Jonah remained hospitalized until a few days before his 11th birthday. When asked what he wanted for his birthday, Jonah said it was to spend it at home. The doctors gave him his birthday wish. Ellen presented Jonah and his twin brother Joshua with individual birthday cakes, as she has done every year. They invited some friends and family over and had pizza and salad. A few days later, Jonah had another seizure -- one from which he never fully awoke. He died about two weeks later, surrounded by family, his parents both holding him.

More than 800 people attended Jonah Stern's funeral at Mount Sinai Cemetery in Los Angeles. His fifth-grade class launched a toy drive and delivered more than 1,200 toys to sick children at Children's Hospital LA in tribute. His elementary school honored him at the fifth-grade promotion ceremony, and planted a lemon tree in the school's garden. His classmates each wrote a word or drew a picture on a tile to portray what Jonah meant to them, and then read aloud what they had written as they placed their tile in the soil by the lemon tree.

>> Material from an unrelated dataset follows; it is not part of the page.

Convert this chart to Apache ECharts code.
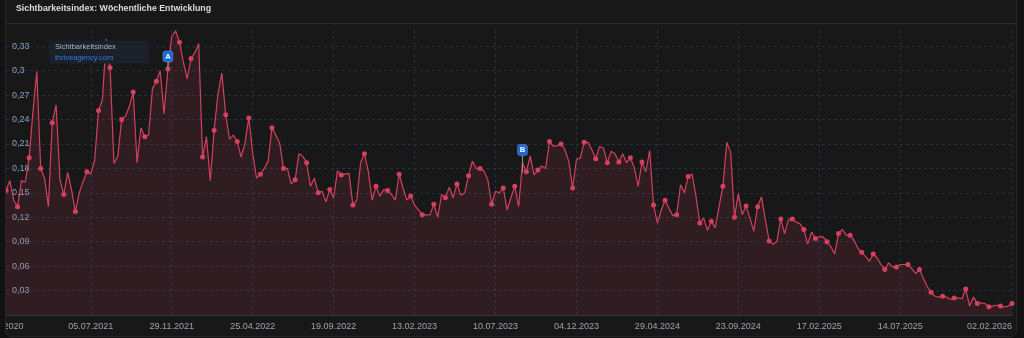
<!DOCTYPE html>
<html><head><meta charset="utf-8">
<script src="https://cdn.jsdelivr.net/npm/echarts@6/dist/echarts.min.js"></script>
<style>
html,body{margin:0;padding:0;background:#121212;width:1024px;height:338px;overflow:hidden;}
#panel{position:absolute;left:5px;top:-6px;width:1010px;height:341px;border:1px solid #262626;border-radius:6px;background:#181818;overflow:hidden;}
#chart{width:1010px;height:341px;}
</style></head><body><div id="panel"><div id="chart"></div></div>
<script>
// ---- data ----
const firstCategory = '28.12.2020';
const weeklyStart = '2021-02-08';
const seg2021 = [0.153,0.165,0.141,0.133,0.165,0.163,0.193,0.25,0.299,0.180,0.168,0.133,0.236,0.258,0.166,0.148,0.175,0.154,0.127,0.150,0.164,0.176,0.173,0.190,0.251,0.264,0.339,0.304,0.186,0.195,0.240,0.244,0.256,0.274,0.187,0.230,0.219,0.221,0.278,0.287,0.300,0.247,0.302,0.342,0.349,0.335,0.311,0.290];
const seg2022 = [0.315,0.322,0.333,0.194,0.219,0.165,0.227,0.272,0.297,0.246,0.216,0.221,0.213,0.194,0.211,0.242,0.199,0.168,0.173,0.180,0.189,0.230,0.221,0.211,0.180,0.180,0.161,0.166,0.198,0.195,0.187,0.158,0.168,0.150,0.152,0.139,0.154,0.144,0.177,0.172,0.173,0.174,0.135,0.141,0.187,0.198,0.176,0.141,0.158,0.146,0.154,0.153];
const seg2023 = [0.148,0.141,0.173,0.156,0.141,0.146,0.135,0.129,0.123,0.123,0.123,0.136,0.120,0.148,0.144,0.157,0.144,0.161,0.147,0.150,0.171,0.189,0.180,0.180,0.177,0.166,0.136,0.152,0.150,0.156,0.129,0.144,0.158,0.133,0.187,0.176,0.195,0.172,0.178,0.183,0.180,0.213,0.207,0.208,0.210,0.203,0.189,0.156,0.191,0.193,0.212,0.212];
const seg2024 = [0.203,0.192,0.207,0.205,0.187,0.201,0.198,0.188,0.198,0.187,0.193,0.181,0.158,0.188,0.176,0.202,0.135,0.113,0.129,0.141,0.131,0.122,0.123,0.160,0.150,0.170,0.173,0.146,0.113,0.119,0.104,0.115,0.107,0.133,0.158,0.212,0.200,0.120,0.149,0.123,0.134,0.119,0.103,0.133,0.145,0.117,0.091,0.087,0.090,0.118,0.100,0.117,0.118];
const seg2025 = [0.114,0.112,0.105,0.087,0.102,0.094,0.096,0.096,0.090,0.084,0.075,0.100,0.105,0.098,0.098,0.092,0.082,0.077,0.072,0.066,0.075,0.070,0.062,0.056,0.064,0.059,0.059,0.062,0.062,0.062,0.057,0.051,0.056,0.045,0.035,0.028,0.023,0.022,0.023,0.022,0.019,0.021,0.021,0.020,0.032,0.011,0.022,0.014,0.015,0.014,0.010,0.011];
const seg2026 = [0.012,0.011,0.010,0.011,0.014];
const tickLabels = ['28.12.2020','05.07.2021','29.11.2021','25.04.2022','19.09.2022','13.02.2023','10.07.2023','04.12.2023','29.04.2024','23.09.2024','17.02.2025','14.07.2025','02.02.2026'];
const markers = [{name:'A', index:42, value:0.302}, {name:'B', index:134, value:0.175}];
const seriesName = 'Sichtbarkeitsindex';
const sourceName = 'thriveagency.com';
const titleText = 'Sichtbarkeitsindex: Wöchentliche Entwicklung';

// ---- build ----
const values = [].concat(seg2021, seg2022, seg2023, seg2024, seg2025, seg2026);
function fmt(d){const p=n=>String(n).padStart(2,'0');return p(d.getUTCDate())+'.'+p(d.getUTCMonth()+1)+'.'+d.getUTCFullYear();}
const categories = [firstCategory];
const start = new Date(weeklyStart+'T00:00:00Z');
for (let i = 1; i < values.length; i++) {
  categories.push(fmt(new Date(start.getTime() + (i-1)*7*86400000)));
}
const labelIdx = tickLabels.map(t => categories.indexOf(t));
const poleLen = {A:7, B:17};
const lineColor = '#d4405e';
const gridColor = '#22314b';
const FONT = 'Liberation Sans, Arial, sans-serif';

const mpData = [];
markers.forEach(m => {
  const L = poleLen[m.name];
  mpData.push({name:'', coord:[m.index, m.value], symbol:'rect', symbolSize:[1, L], symbolOffset:[0, -L/2],
    itemStyle:{color:'#8d939c'}, label:{show:false}});
  mpData.push({name:m.name, coord:[m.index, m.value], symbol:'roundRect', symbolSize:[10, 11], symbolOffset:[0, -(L+5.5)],
    itemStyle:{color:'#1a68d6', borderColor:'rgba(150,190,255,0.5)', borderWidth:0.6},
    label:{show:true, position:'inside', formatter:m.name, color:'#ffffff', fontSize:7.5, fontWeight:'bold', fontFamily:FONT}});
});

const chart = echarts.init(document.getElementById('chart'), null, {renderer:'canvas'});
chart.setOption({
  animation:false,
  backgroundColor:'transparent',
  textStyle:{fontFamily:FONT},
  title:[
    {text:titleText, left:10, top:9, textStyle:{color:'#dcdcdc', fontSize:8.8, fontWeight:'bold', fontFamily:FONT}, padding:0},
    {text:'{a|'+seriesName+'}\n{b|'+sourceName+'}', left:43, top:44, padding:[2,33,2,6], backgroundColor:'#1b202b',
      textStyle:{fontWeight:'normal', rich:{a:{fontSize:7.5, fontWeight:'normal', color:'#aeb6c2', lineHeight:11, fontFamily:FONT}, b:{fontSize:7.5, fontWeight:'normal', color:'#2f7be0', lineHeight:11, fontFamily:FONT}}}}
  ],
  graphic:[{type:'line', silent:true, shape:{x1:0, y1:28.5, x2:1010, y2:28.5}, style:{stroke:'#2a2a2a', lineWidth:1}}],
  grid:{left:0, right:4, top:35, bottom:21, containLabel:false, outerBoundsMode:'none'},
  xAxis:{
    type:'category', data:categories, boundaryGap:false,
    axisTick:{show:false},
    axisLine:{show:true, lineStyle:{color:'#393244', width:1}},
    axisLabel:{
      interval:(i)=>labelIdx.includes(i), color:'#9ca4b0', fontSize:9, margin:7,
      alignMaxLabel:'right',
      formatter:(v,i)=> i===0 ? '{first|'+v+'}' : v,
      rich:{first:{padding:[0,10,0,0], color:'#9ca4b0', fontSize:9}}
    },
    splitLine:{show:true, interval:(i)=>i!==0 && labelIdx.includes(i), lineStyle:{color:gridColor, type:[3,3], width:1}}
  },
  yAxis:{
    type:'value', min:0, max:0.35, interval:0.03,
    axisLine:{show:false}, axisTick:{show:false},
    axisLabel:{inside:true, margin:6, color:'#8fa2bf', fontSize:9, showMinLabel:false, showMaxLabel:false,
      formatter:v=>String(parseFloat(v.toFixed(2))).replace('.',',')},
    splitLine:{show:true, showMinLine:false, showMaxLine:false, lineStyle:{color:gridColor, type:[3,3], width:1}}
  },
  series:[{
    name:seriesName, type:'line', data:values,
    symbol:'circle', showAllSymbol:true,
    symbolSize:(v,p)=> (p.dataIndex % 3 === 0 ? 5 : 0),
    lineStyle:{color:lineColor, width:1.2},
    itemStyle:{color:lineColor},
    areaStyle:{color:'rgba(212,64,94,0.18)'},
    markPoint:{silent:true, data:mpData}
  }]
});
</script></body></html>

For Ellen, days now just come and go, sometimes punctuated by an innocent comment from a well-meaning friend or acquaintance. Recently a woman in her Pilates class asked how "the kids" were. It doesn't get easier to answer, "Well, Jonah died in May from cancer," Ellen said.

It's a "new normal" all over again, she said, and she is doing her best to adjust while keeping Jonah close. After 10 months of having her family's daily life shaped by caring for a child with cancer, there is a void in both her heart and her day. Friends often don't know what to say to her, she observed. She smiles a lot and has tried to wear bright colors to project a happy image.

"If I have a bad day, I light a candle," she said. "But the hole won't go away."

[CORRECTION: A previous version of this article cited Dr. Leo Mascarenhas, head of oncology at Children’s Hospital Los Angeles, as saying that one in a million children under the age of 10 get Alveolar Rhabdomyosarcoma. A representative for the hospital told HuffPost after publication that in fact it is one in a million children under the age of 15.]